I’d love to hear which book (for any age)
never fails to give you a joyful feeling. And I hope the very thought of it
lifts the clouds, Cole style!
Moira Butterfield
@moiraworld
Moira has written many non-fiction and
picture books for children. Her new Nosy Crow book Welcome To Our World combines both genres. It will be published this summer.
An edition of the Cole’s Funny Picture Book is online in the National Library of Australia’s Trove collection.
4 comments:
Thanks for introducing me to Mr Cole, Moira - he really IS fabulous!
Now that's just the kind of fantastic bookseller one wants - although I hope that the fernery was more restful than he sounds. Wonder if he wore his own home-made mole-skin trousers by then?
Mr Cole sounds glorious!
Goodness, it has been a while since I’ve read about this book and the Arcade. I see that it was located In what is now a very expensive department store called David Jones.

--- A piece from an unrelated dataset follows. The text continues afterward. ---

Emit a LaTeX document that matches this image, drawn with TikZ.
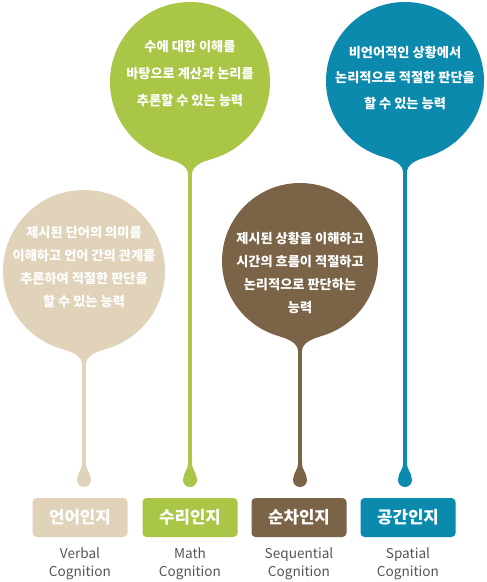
\documentclass[tikz,border=0pt]{standalone}
\usepackage{fontspec}
\newfontfamily\kr{Noto Sans CJK KR}
\usetikzlibrary{calc}
\definecolor{cbeige}{HTML}{E0D3BA}
\definecolor{cgreen}{HTML}{A9C646}
\definecolor{cbrown}{HTML}{7A6347}
\definecolor{cblue}{HTML}{0B8AAE}
\definecolor{cgray}{HTML}{555555}
\newcommand{\pinflare}[2]{%
  \begin{scope}[shift={(#1.south)}]
    \fill[#2] (-20,-2.6) .. controls (-12,-0.5) and (-2,4) .. (-2,12) -- (2,12)
      .. controls (2,4) and (12,-0.5) .. (20,-2.6) -- (0,-20) -- cycle;
  \end{scope}}
\newcommand{\dropflare}[2]{%
  \fill[#2] (#1) circle[radius=7];
  \begin{scope}[shift={(#1)}]
    \fill[#2] (-2,-20) -- (2,-20) -- (2,-16) .. controls (2,-10) and (6.5,-8) .. (6.5,-2)
      -- (-6.5,-2) .. controls (-6.5,-8) and (-2,-10) .. (-2,-16) -- cycle;
  \end{scope}}
\begin{document}
\begin{tikzpicture}[x=1pt,y=-1pt,
  bubble/.style={circle, inner sep=0pt, minimum size=#1},
  btext/.style={text=white, align=center, inner sep=0pt, font=\kr\bfseries\fontsize{13.2}{#1}\selectfont},
  tag/.style={rounded corners=4pt, minimum width=95pt, minimum height=39pt, inner sep=0pt, text=white, font=\kr\bfseries\fontsize{16.8}{20}\selectfont},
  eng/.style={text=cgray, align=center, inner sep=0pt, font=\kr\fontsize{13.6}{18}\selectfont},
  stemline/.style={line width=4pt},
]
\fill[white] (0,0) rectangle (487,582);
\useasboundingbox (0,0) rectangle (487,582);

% bubbles
\node[bubble=162pt, fill=cbeige] (b1) at (84,271) {};
\node[bubble=160pt, fill=cgreen] (b2) at (190,82) {};
\node[bubble=156pt, fill=cbrown] (b3) at (300,261) {};
\node[bubble=158pt, fill=cblue]  (b4) at (405,81) {};
\pinflare{b1}{cbeige}
\pinflare{b2}{cgreen}
\pinflare{b3}{cbrown}
\pinflare{b4}{cblue}

% drops
\coordinate (d1) at (84,480);
\coordinate (d2) at (190,480);
\coordinate (d3) at (300,480);
\coordinate (d4) at (405,480);
\draw[stemline, cbeige] (b1.south) -- (d1);
\draw[stemline, cgreen] (b2.south) -- (d2);
\draw[stemline, cbrown] (b3.south) -- (d3);
\draw[stemline, cblue]  (b4.south) -- (d4);
\dropflare{d1}{cbeige}
\dropflare{d2}{cgreen}
\dropflare{d3}{cbrown}
\dropflare{d4}{cblue}

% bubble texts
\node[btext=23.3pt] (t1) at (84,267) {제시된 단어의 의미를\\이해하고 언어 간의 관계를\\추론하여 적절한 판단을\\할 수 있는 능력};
\node[btext=27pt] (t2) at (190,74) {수에 대한 이해를\\바탕으로 계산과 논리를\\추론할 수 있는 능력};
\node[btext=23pt] (t3) at (300,273) {제시된 상황을 이해하고\\시간의 흐름이 적절하고\\논리적으로 판단하는\\능력};
\node[btext=25.5pt] (t4) at (405,78) {비언어적인 상황에서\\논리적으로 적절한 판단을\\할 수 있는 능력};

% tags
\node[tag, fill=cbeige] (l1) at (80,517.5) {언어인지};
\node[tag, fill=cgreen] (l2) at (190,517.5) {수리인지};
\node[tag, fill=cbrown] (l3) at (299,517.5) {순차인지};
\node[tag, fill=cblue]  (l4) at (408,517.5) {공간인지};

% english
\node[eng] (e1) at (80,564) {Verbal\\Cognition};
\node[eng] (e2) at (190,564) {Math\\Cognition};
\node[eng] (e3) at (299,564) {Sequential\\Cognition};
\node[eng] (e4) at (408,564) {Spatial\\Cognition};
\end{tikzpicture}
\end{document}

I didn’t know you could find the book on Trove. Must look. Trove is very good, by the way, for research on Australian history. It has newspapers dating back to 1803 that can be searched by keyword and you can find editions of the Australian Women’s Weekly between 1933 and 1981. Tha’s amazing if you want to research daily life in, say, the war years. There are recipes for dishes you can make using your rations and chatty articles about those nice young stars Mickey Rooney and Judy Garland and even a strange issue with Stalin on the cover! I mean - Stalin? On the cover of a women’s magazine?